Pub which lost licence after drug use incidents fails in appeal against revocation
The owners of a pub which had its licence revoked following several incidents of illegal drug use and public disorder have lost an appeal against the decision.
The appellants claimed that the licensing board had failed to take account of and disclose a licensing standards officer’s (LSO) report into the premises, but judges in the Inner House of the Court of Session refused the appeal after ruling that it was “tolerably clear” that the report was taken into account and that there “no duty on the respondents to disclose the report as a matter of fairness or natural justice”.
In the appeal by Trust Innes Ltd under section 132(6) of the Licensing (Scotland) Act 2005 against the revocation of a premises licence in respect of “The Scotch” bar in Summerston, Glasgow, the Lord Justice Clerk, Lord Carloway (pictured), sitting with Lady Dorrian and Lord Drummond Young, heard that a premises licence review application was submitted by Police Scotland to the City of Glasgow Licensing Board in June 2013 following several incidents in the premises.
During the period January 2012 to March 2013 there had been three “interventions” at which the police, representatives of the appellants, the LSO and others had met and discussed various mechanisms designed to resolve the perceived problems, but further incidents had occurred despite recommended actions having been agreed.
The police sought a review on the basis that the appellants were either “unable or unwilling” to operate the premises in line with certain of the licensing objectives set out in section 4 of the Act, namely preventing crime and disorder, securing public safety, and preventing public nuisance.
The respondents intimated the application to the local LSO, whose report advised that the details given concurred with the information held in their records, and following a review hearing the respondents revoked the licence under section with immediate effect.
In July 2013, the respondents issued a detailed statement of reasons, which considered that the continued pattern of drugs misuse within the premises was serious, significant and demonstrated a clear and considerable departure from the reasonable and proper standards to be expected in the operation of licensed premises.
It noted that the police had deemed it necessary to make 170 visits to the premises over an 18-month period and stated that the seriousness of the circumstances, in which the premises were “the biggest problem to the police” in the local area, meant that anything short of revocation of the licence would continue to compromise severely the licensing objectives identified.
An appeal against the decision to revoke the licence was refused by a sheriff, prompting the appeal to the Inner House, where the appellants argued that the respondents had failed to take account of the LSO report and had thereby erred in law.
They also maintained that the respondents had failed to disclose the LSO report to the appellants. In other words, esto the respondents had taken the LSO report into account, they had breached natural justice in so doing because it was material upon which the appellants had not been given the opportunity to comment.

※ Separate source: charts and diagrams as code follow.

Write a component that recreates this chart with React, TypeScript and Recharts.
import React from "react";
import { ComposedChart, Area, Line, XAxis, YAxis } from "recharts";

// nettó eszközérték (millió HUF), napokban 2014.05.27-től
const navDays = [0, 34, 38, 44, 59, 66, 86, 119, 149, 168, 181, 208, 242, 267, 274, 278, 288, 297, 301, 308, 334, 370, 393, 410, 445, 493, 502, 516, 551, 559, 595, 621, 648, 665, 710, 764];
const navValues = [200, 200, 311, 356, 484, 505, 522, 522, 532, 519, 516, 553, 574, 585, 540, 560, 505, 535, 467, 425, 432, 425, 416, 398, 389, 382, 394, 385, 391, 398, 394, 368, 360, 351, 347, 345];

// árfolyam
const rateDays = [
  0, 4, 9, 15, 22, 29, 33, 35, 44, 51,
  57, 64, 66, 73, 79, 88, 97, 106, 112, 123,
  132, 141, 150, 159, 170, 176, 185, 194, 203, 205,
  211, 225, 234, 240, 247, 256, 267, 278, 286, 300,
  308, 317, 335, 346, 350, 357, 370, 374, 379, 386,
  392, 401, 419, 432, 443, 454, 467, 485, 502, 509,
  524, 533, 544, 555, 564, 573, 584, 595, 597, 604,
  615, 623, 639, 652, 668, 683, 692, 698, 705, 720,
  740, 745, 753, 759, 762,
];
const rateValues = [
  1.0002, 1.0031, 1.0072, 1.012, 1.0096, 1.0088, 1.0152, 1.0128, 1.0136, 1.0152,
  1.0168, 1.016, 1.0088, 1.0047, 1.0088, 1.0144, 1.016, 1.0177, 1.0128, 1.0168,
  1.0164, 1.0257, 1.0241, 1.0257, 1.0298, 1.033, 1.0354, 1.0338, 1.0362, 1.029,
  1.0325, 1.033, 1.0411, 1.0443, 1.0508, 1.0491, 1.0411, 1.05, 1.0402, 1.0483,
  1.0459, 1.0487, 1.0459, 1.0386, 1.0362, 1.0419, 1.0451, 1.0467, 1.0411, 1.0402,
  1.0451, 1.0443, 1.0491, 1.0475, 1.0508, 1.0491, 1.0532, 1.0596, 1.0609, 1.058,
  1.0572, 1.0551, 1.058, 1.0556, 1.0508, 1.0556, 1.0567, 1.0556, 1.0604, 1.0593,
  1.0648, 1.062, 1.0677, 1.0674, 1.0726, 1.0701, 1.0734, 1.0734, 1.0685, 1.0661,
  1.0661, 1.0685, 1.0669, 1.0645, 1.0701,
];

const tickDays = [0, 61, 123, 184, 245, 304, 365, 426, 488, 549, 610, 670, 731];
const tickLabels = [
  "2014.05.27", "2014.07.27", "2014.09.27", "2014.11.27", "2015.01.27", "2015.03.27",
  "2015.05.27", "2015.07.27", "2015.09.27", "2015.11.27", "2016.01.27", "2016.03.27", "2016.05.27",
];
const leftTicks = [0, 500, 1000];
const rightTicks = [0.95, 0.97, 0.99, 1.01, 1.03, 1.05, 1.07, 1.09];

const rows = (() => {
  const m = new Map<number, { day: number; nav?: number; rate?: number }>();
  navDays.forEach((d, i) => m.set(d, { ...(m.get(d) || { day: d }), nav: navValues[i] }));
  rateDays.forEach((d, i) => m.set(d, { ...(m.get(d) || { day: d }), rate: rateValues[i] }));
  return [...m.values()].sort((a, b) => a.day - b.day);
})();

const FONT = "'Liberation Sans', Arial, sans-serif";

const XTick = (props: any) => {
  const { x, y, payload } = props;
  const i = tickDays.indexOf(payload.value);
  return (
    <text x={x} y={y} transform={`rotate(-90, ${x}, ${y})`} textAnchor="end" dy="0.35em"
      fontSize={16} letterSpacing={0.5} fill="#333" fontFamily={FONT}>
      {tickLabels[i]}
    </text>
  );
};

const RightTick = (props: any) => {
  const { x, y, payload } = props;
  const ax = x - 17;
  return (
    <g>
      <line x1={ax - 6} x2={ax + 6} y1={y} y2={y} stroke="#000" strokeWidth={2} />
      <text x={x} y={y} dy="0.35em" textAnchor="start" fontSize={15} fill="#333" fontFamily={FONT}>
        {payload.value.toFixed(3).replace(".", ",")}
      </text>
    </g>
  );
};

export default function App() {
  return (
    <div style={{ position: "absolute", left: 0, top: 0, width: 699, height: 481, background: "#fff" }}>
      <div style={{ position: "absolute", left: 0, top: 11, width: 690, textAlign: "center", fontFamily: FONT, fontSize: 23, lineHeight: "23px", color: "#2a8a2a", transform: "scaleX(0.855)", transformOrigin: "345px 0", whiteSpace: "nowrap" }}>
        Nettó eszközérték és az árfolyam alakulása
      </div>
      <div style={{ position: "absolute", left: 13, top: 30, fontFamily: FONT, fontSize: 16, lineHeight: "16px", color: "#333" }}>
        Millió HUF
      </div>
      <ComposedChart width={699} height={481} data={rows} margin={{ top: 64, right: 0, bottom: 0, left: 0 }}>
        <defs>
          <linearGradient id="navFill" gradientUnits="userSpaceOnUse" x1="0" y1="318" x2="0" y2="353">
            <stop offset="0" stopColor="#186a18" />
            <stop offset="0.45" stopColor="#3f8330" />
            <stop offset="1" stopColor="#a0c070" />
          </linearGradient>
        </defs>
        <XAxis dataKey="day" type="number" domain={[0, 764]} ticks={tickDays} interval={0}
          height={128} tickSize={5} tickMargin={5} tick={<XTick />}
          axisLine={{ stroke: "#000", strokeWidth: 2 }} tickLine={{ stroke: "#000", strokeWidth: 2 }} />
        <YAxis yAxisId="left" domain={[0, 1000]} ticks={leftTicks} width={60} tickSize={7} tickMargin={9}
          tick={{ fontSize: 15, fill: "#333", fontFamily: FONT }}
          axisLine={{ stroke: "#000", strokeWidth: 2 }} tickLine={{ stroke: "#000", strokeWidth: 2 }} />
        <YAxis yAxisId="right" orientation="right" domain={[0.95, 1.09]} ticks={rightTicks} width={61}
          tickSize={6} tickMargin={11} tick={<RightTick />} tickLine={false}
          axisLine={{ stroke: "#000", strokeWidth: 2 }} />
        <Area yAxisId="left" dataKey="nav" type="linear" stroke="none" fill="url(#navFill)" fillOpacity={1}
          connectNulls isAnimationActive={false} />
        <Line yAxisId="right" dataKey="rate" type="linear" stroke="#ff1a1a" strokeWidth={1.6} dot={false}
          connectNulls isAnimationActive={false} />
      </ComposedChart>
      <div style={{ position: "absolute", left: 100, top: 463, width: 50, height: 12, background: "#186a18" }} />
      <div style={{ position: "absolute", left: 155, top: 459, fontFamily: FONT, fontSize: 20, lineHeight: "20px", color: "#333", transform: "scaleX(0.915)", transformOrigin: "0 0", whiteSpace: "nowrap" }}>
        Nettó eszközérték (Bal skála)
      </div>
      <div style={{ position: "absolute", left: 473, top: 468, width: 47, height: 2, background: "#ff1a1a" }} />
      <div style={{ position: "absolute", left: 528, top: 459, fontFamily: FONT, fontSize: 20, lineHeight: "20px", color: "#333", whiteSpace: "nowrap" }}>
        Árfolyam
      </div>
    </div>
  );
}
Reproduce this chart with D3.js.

The appellants sought disposal by way of a remit to the respondents with guidance that the respondents ought to take account of the up to date position, that the circumstances had improved, the premises had traded for some 16 months under a new tenant, and that it had been indicated that a new licence application would be viewed favourably by the police.
It was accepted by the respondents that there was no reference to the LSO report in the respondents’ statement of reasons. However, there had been no duty upon the respondents to do so, or to give any particular weight to it. What was necessary was to have regard to the substance of the decision rather than matters of pure form.
The report had not been favourable to the appellants, but ultimately it had no material bearing on the respondents’ decision and the sheriff had been correct to reject the appellants’ argument, it was submitted.
Refusing the appeal, the judges ruled that the respondents had not failed in respect of any statutory duty of disclosure to the appellants in respect of the LSO report.
Delivering the opinion of the court, the Lord Justice Clerk said: “The statutory requirement is that the respondents must take the report into account. Where it has done so, the report itself may feature in the statement of reasons only where it has been the vehicle by which substantive issues are uniquely raised. In the present case, the report merely supported certain facts which were set out elsewhere and were not, in any event, in dispute. It did not raise any distinct facts or other matters in controversy.
“The respondents had regard to the material facts, and there was no purpose to be served by making a specific reference to the report itself. Accordingly, the appellants’ contentions concerning disclosure and any failure to take proper or explicit account of the report’s terms are rejected. The sheriff’s reasoning in this regard was clear and sound. The appeal is accordingly refused.”